Social grants. Belt-tightening. Increased taxation. More words to add to the salad. And all the while ordinary South Africans negotiate the economic woes they find themselves in, at both the personal and the national level. Low growth, shrinking per capita GDP, chronic unemployment, high levels of youth unemployment, instability in the labour market …
And the most vulnerable have to make the best with the least, eking out a living just barely above or below a line which divides a life from an existence. Many people in this country, in their old age, rely on the pension paid out by the state: R1,510 for those older than 60, and R1,530 for those older than 75. They may not earn more than R69,000 or own property in excess of R990,000 if unmarried, or double that figure if married.
So as Pravin Gordhan stands up in Parliament to account to the people of South Africa on how the government in which he serves will collect money, and spend money, we may want to remember where that money comes from. It is really our money, the money of ordinary people, all of us who pay the various forms of tax, from the value added tax we are charged for goods and services, to the income and corporate taxes many of us are subject to.
So the highly paid members of the South African Parliament’s two houses, along with the members of the executive arm of government who may be attending the Budget Speech 2017, are really doing so on the taxpayers’ ticket. And the contrast between the largesse they enjoy and the deprivation many millions of South Africans have to scrape by on, is too obvious to ignore for many of us.

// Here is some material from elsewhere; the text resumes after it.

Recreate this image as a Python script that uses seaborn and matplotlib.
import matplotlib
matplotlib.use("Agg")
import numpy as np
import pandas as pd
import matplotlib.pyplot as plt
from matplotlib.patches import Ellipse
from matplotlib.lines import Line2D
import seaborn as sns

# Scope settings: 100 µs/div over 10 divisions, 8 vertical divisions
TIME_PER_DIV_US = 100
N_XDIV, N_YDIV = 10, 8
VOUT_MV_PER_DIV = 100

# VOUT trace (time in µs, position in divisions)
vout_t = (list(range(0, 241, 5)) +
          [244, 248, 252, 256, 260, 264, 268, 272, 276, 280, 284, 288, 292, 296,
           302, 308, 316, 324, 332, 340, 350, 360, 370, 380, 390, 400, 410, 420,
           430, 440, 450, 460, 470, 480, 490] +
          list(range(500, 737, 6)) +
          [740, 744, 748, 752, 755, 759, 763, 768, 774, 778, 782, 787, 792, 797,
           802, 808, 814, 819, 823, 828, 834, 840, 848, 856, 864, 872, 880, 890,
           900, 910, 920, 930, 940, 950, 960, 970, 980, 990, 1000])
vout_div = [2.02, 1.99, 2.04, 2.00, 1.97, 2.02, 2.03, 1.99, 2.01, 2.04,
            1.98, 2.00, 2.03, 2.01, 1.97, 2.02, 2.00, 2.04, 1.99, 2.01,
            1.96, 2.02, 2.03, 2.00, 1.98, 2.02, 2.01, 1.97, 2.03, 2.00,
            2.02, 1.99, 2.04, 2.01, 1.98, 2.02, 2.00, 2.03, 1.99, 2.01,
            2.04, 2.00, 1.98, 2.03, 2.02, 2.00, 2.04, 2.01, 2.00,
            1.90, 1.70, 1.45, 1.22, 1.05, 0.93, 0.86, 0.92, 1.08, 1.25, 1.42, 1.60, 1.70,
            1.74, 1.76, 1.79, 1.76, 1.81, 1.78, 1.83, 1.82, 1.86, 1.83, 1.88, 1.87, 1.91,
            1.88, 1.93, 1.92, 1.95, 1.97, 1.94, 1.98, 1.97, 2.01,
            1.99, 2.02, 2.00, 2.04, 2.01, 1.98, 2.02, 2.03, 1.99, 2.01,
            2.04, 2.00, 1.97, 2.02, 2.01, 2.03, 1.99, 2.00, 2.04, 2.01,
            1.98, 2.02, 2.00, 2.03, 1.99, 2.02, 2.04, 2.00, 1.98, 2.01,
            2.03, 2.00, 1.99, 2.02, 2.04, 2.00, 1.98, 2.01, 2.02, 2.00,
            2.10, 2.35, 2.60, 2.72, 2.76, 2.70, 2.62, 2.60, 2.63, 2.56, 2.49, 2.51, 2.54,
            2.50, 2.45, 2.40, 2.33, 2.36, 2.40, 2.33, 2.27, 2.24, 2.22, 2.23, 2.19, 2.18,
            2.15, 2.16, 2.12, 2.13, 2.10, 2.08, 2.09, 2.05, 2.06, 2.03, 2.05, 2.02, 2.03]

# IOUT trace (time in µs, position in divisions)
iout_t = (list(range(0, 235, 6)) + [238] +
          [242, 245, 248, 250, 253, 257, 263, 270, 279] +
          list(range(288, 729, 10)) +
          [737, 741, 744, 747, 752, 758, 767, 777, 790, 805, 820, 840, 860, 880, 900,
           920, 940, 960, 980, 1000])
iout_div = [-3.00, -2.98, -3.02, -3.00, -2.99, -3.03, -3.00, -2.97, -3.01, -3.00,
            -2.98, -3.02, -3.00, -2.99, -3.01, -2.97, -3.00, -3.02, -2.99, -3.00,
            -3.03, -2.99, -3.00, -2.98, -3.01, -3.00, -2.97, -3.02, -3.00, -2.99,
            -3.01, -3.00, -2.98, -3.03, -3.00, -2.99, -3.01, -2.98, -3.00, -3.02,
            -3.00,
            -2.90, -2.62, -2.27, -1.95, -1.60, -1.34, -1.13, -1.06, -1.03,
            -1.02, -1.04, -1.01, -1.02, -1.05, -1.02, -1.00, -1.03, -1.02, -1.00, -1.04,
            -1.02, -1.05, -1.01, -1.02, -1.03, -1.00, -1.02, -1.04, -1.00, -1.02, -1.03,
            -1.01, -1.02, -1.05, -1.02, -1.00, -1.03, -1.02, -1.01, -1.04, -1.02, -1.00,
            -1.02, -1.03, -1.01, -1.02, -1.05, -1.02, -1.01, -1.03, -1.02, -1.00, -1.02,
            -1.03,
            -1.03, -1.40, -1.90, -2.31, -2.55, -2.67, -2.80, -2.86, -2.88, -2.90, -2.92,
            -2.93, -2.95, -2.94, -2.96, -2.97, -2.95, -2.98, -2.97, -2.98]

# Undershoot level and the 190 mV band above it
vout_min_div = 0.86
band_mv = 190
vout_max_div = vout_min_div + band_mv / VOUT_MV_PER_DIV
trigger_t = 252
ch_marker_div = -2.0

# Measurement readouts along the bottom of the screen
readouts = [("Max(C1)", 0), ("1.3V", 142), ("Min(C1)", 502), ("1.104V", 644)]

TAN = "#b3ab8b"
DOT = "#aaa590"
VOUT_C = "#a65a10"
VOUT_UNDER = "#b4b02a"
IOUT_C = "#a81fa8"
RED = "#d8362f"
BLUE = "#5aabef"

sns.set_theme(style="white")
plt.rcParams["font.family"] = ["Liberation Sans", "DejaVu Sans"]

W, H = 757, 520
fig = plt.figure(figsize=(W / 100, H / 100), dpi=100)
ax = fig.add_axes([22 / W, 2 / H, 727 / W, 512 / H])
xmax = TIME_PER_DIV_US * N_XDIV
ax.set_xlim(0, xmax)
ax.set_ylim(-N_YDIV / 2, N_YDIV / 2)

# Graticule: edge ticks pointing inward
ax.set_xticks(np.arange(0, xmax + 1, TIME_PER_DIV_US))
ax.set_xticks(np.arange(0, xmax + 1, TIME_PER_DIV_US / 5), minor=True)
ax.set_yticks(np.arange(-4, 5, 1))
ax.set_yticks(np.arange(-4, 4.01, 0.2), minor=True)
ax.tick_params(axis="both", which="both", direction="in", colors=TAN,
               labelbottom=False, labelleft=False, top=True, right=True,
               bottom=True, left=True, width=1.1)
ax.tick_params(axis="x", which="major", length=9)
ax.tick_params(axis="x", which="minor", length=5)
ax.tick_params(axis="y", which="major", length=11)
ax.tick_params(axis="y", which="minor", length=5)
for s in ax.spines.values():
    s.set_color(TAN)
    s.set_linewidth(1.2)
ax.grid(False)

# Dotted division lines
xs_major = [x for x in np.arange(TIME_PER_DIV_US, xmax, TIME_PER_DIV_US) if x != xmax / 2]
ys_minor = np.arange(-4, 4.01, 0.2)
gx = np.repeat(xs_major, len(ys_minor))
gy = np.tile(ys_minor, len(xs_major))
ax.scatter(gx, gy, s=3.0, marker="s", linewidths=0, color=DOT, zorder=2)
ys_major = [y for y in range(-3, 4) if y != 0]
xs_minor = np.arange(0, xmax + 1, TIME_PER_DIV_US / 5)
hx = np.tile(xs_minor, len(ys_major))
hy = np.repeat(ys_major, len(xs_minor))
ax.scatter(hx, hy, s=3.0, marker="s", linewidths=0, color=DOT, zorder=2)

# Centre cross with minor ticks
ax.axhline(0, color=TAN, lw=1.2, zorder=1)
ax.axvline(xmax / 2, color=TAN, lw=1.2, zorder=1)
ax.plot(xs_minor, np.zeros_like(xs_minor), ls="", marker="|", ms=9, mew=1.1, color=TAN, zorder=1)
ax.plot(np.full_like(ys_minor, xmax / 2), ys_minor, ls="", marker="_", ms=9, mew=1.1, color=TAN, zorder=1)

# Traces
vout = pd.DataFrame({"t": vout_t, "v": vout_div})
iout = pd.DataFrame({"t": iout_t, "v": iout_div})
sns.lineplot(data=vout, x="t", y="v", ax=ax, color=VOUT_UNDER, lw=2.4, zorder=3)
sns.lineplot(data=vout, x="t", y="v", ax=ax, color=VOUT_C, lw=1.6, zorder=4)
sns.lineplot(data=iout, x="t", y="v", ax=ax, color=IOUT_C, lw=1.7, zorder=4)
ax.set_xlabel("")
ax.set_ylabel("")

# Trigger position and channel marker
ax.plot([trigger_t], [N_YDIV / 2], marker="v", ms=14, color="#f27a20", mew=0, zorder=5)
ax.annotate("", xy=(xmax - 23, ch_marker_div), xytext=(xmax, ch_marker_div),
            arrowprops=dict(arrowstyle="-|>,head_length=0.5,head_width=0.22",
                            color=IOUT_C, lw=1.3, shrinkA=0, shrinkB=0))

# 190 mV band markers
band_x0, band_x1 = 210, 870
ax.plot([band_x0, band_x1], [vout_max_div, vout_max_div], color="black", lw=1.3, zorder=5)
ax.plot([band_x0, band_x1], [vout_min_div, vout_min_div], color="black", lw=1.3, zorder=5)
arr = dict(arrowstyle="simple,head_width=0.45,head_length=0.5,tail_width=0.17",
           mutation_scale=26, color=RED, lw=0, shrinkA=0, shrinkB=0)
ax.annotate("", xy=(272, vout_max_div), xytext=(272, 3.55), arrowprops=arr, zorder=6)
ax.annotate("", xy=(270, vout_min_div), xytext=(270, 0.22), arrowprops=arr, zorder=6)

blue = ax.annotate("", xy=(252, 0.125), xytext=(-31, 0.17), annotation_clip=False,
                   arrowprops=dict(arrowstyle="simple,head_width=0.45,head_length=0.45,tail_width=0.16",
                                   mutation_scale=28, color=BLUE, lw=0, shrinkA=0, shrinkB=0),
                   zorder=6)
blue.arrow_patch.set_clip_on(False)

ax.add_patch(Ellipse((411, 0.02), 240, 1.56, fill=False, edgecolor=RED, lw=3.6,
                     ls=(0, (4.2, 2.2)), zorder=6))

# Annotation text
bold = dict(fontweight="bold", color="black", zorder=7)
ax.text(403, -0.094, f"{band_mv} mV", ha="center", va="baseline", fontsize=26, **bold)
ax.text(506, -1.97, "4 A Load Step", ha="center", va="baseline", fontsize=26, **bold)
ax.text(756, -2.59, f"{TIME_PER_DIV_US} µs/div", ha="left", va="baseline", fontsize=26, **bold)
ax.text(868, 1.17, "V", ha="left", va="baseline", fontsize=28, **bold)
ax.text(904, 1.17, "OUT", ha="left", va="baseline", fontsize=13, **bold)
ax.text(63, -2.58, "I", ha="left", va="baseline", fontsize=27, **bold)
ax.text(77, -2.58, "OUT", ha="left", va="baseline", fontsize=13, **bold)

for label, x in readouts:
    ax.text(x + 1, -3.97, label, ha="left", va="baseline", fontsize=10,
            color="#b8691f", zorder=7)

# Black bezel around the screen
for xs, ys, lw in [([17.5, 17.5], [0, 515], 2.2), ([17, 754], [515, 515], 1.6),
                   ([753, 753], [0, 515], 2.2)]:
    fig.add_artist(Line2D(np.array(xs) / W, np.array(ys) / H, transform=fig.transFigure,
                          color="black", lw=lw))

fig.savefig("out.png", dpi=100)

The total annual income of many pensioners may not exceed R20,000. This is not through any fault of theirs. The active policies of colonialism and apartheid against Black people, by way of education and job segregation policies, are such that the effects of the past live on in the present of our most vulnerable, aged fellow citizens. The social, political and health blights of the last generation, particularly the effects of political violence, HIV/Aids, and the maternal mortality rates of the first decade after 1994 could explain how people in their 60s, 70s, and beyond, are the primary caregivers of their children’s children. These elders are survivors in so many senses, and far from having additional support from families, they are sometimes the primary cash income sources.
When the president of the Republic of South Africa mentioned the need to break monopolies and cartels in his State of the Nation Address 2017, many may have assumed that the first significance was the ways in which this impacted on economic growth, and preventing the transformation of the economy, keeping it concentrated in the control of a minority defined along racial lines during apartheid. However, perhaps more frighteningly, the consequence of such monopolistic economic patterns is felt harshly by consumers through measures like price fixing and collusion.

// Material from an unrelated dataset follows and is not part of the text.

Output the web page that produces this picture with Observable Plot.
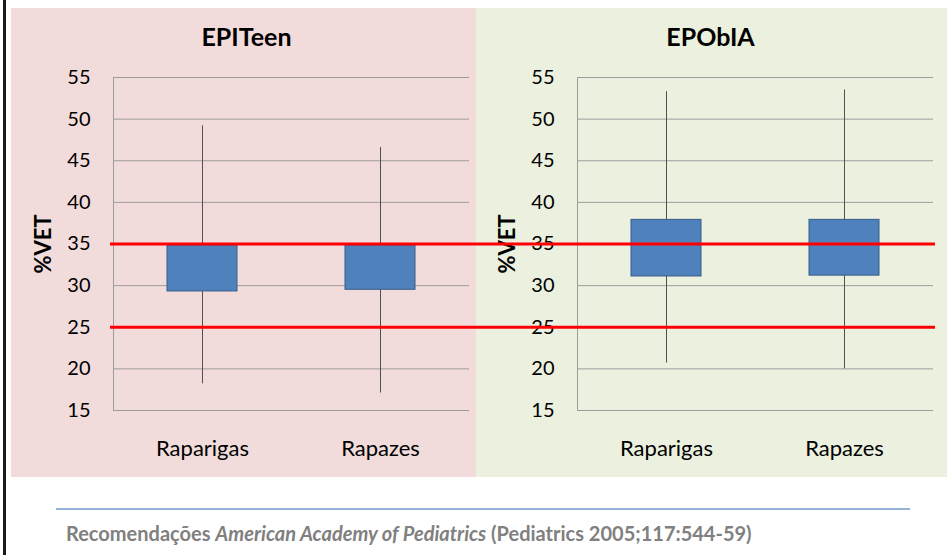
<!DOCTYPE html>
<html>
<head>
<meta charset="utf-8">
<script src="https://cdn.jsdelivr.net/npm/d3@7"></script>
<script src="https://cdn.jsdelivr.net/npm/@observablehq/plot@0.6"></script>
<style>
  html, body { margin: 0; padding: 0; background: #fff; }
  #page { position: relative; width: 947px; height: 555px; overflow: hidden; font-family: Lato, sans-serif; }
  .border { position: absolute; left: 3px; top: 0; width: 3px; height: 555px; background: #1a1a1a; }
  .panel { position: absolute; top: 8px; height: 469px; }
  #p1 { left: 11px; width: 465px; background: #F2DCDB; }
  #p2 { left: 476px; width: 471px; background: #EBF1DE; }
  #chart { position: absolute; left: 0; top: 0; }
  .rule { position: absolute; left: 56px; top: 508px; width: 854px; height: 2px; background: #95B3D7; }
  .caption { position: absolute; left: 66px; top: 521px; font-size: 20px; line-height: 24px; font-weight: bold; color: #808080; white-space: nowrap; }
</style>
</head>
<body>
<div id="page">
  <div class="border"></div>
  <div class="panel" id="p1"></div>
  <div class="panel" id="p2"></div>
  <div id="chart"></div>
  <div class="rule"></div>
  <div class="caption">Recomendações <i>American Academy of Pediatrics</i> (Pediatrics 2005;117:544-59)</div>
</div>
<script>
// ---- data ----
const panels = ["EPITeen", "EPObIA"];
const groups = ["Raparigas", "Rapazes"];
const boxPanel   = ["EPITeen", "EPITeen", "EPObIA", "EPObIA"];
const boxGroup   = ["Raparigas", "Rapazes", "Raparigas", "Rapazes"];
const whiskerLow  = [18.2, 17.1, 20.7, 20.0];
const boxLow      = [29.3, 29.5, 31.1, 31.2];
const boxHigh     = [34.8, 34.8, 37.9, 37.9];
const whiskerHigh = [49.2, 46.6, 53.3, 53.5];
const yTicks = [15, 20, 25, 30, 35, 40, 45, 50, 55];
const referenceLines = [25, 35];
const yLabel = "%VET";

const boxes = boxPanel.map((p, i) => ({
  panel: p, group: boxGroup[i],
  lo: whiskerLow[i], q1: boxLow[i], q3: boxHigh[i], hi: whiskerHigh[i]
}));
const refLeft = referenceLines.map(v => ({panel: panels[0], y: v}));
const refRight = referenceLines.map(v => ({panel: panels[1], y: v}));

const chart = Plot.plot({
  width: 947,
  height: 480,
  marginLeft: 113,
  marginRight: 13,
  marginTop: 77,
  marginBottom: 70,
  style: {fontFamily: "Lato, sans-serif", background: "transparent", color: "#000", overflow: "visible"},
  fx: {domain: panels, paddingInner: 0.2323, paddingOuter: 0, axis: null},
  x: {domain: groups, padding: 0},
  y: {domain: [15, 55]},
  marks: [
    Plot.gridY(yTicks, {facetAnchor: null, stroke: "#9c9c9c", strokeOpacity: 1}),
    Plot.frame({anchor: "left", stroke: "#9c9c9c"}),
    Plot.axisY({ticks: yTicks, tickSize: 0, tickPadding: 23, fontSize: 20, label: null, facetAnchor: null}),
    Plot.axisX({tickSize: 0, tickPadding: 30, fontSize: 22, label: null}),
    Plot.text(panels, {fx: d => d, text: d => d, frameAnchor: "top", dy: -40, dx: -45, fontSize: 25, fontWeight: "bold", lineAnchor: "middle"}),
    Plot.text(panels, {fx: d => d, text: () => yLabel, frameAnchor: "left", dx: -70, rotate: -90, textAnchor: "middle", fontSize: 22, fontWeight: "bold"}),
    Plot.ruleX(boxes, {fx: "panel", x: "group", y1: "lo", y2: "hi", stroke: "#505050", strokeWidth: 1}),
    Plot.barY(boxes, {fx: "panel", x: "group", y1: "q1", y2: "q3", fill: "#4F81BD", stroke: "#385D8A", strokeWidth: 1, insetLeft: 54, insetRight: 54}),
    Plot.ruleY(refLeft, {fx: "panel", y: "y", stroke: "#FF0000", strokeWidth: 3, insetLeft: -3, insetRight: -54}),
    Plot.ruleY(refRight, {fx: "panel", y: "y", stroke: "#FF0000", strokeWidth: 3, insetLeft: -54, insetRight: -2})
  ]
});
document.getElementById("chart").append(chart);
</script>
</body>
</html>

The cost of food, the cost of public transport, and the cost of energy ought to be of major concern for all of us, but for those on a fixed income of approximately R1,500, it is cause for alarm. And now the stand-off between Treasury and the Department of Social Development around a Constitutional Court judgment on the disbursement of those social grants threatens to reduce the pittance people have to rely on to nothing altogether. This would plunge many of the most vulnerable back into the horror of late apartheid, detailed in Uprooting Poverty: The Second Carnegie Report on Poverty in South Africa by Francis Wilson and Mamphela Ramphele (1989).
Yes, the Budget speech is important for what it will tell us about government’s plans around its spending priorities in economically tough times. However, if we are being asked to tighten our belts, the instructive lessons may not come from cabinet members (including the Minister of Finance and his deputy) or members of Parliament. The people who may be able to teach us most on how to maximise the value of our rands may be those who are often most derided for being a financial burden, or rendered invisible for being "economically unproductive" (as if the only worth human beings have lies in their role in the economy): the elderly who make a life from a social grant.
The most vulnerable deserve our respect, and much more, a better deal; we, in turn, have much to learn from them about making do in lean times.